Given the strong expectations of liftoff in December, the drop in demand for the USD is relatively less in the face of a weaker data, while a strong data could see the demand for the USD pick up fast as it would mean the economy is ready for a 25bps rate hike. Moreover, a weak data keeps liftoff bets intact, but the likelihood of a move much slower than 25bps increases, therefore making way for a technical correction in the USD.


EUR/USD Daily Chart ‐ Scope for correction

EURUSD

  • The EUR/USD pair found support in the risk aversion today and may continue to remain upbeat tomorrow in case the European markets extend today’s weakness.

  • The technical story points to a correction to 1.075‐1.0811 (23.6% of 1.1496‐1.0600) as the lower lows on price chart is accompanied by higher lows on the RSI.

  • The pair also formed a Dragonfly Doji on the daily charts after hitting six month low yesterday, which is an indication the bears may be exhausted and await technical correction before driving the pair to fresh multi‐month lows.

  • The prospects of a move to 1.075‐1.0811 are high, so long as the pair sustains above 1.0590 and the US data – durable goods and personal spending – are weak/or in‐line with the estimates.


GBP/USD Daily Chart – Eyes set on 1.50‐1.4980

GBPUSD

  • As expected, the GBP/USD pair fell to a low of 1.5087 (61.8% of Apr‐Jun rally).
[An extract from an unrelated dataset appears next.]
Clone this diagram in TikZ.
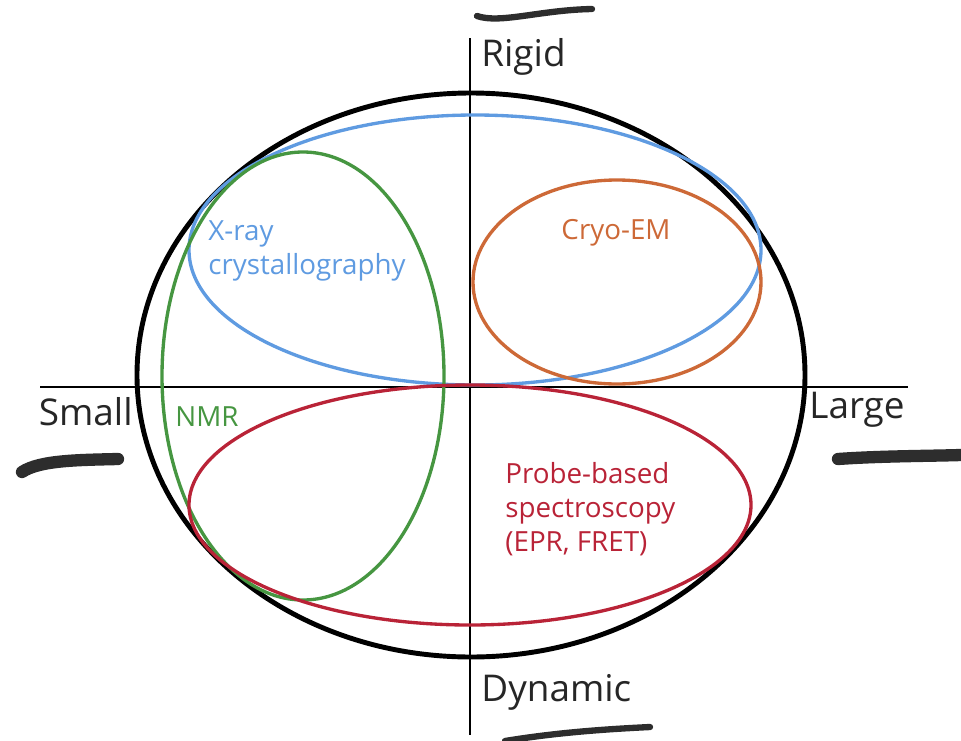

Only a horribly weak US economic data tomorrow could act as a saving grace for the pair.

  • Sterling’s inverted head and shoulder failure in June, followed by a lower highs formation – latest at 1.5335 – indicates the currency is likely to extend the drop to falling channel support around 1.50‐1.4980.

  • However, the currency pair is oversold on the hourly and 4‐hour RSI. Sterling could recover to 1.5120 ahead of the US data tomorrow.

  • A horribly weak US data could open doors for a re‐test of 1.5163 (Sep 4 low) and 1.52 handle.

  • Overall, the pair looks weak with a high probability of a drop to 1.50‐1.4980 levels in the shortterm.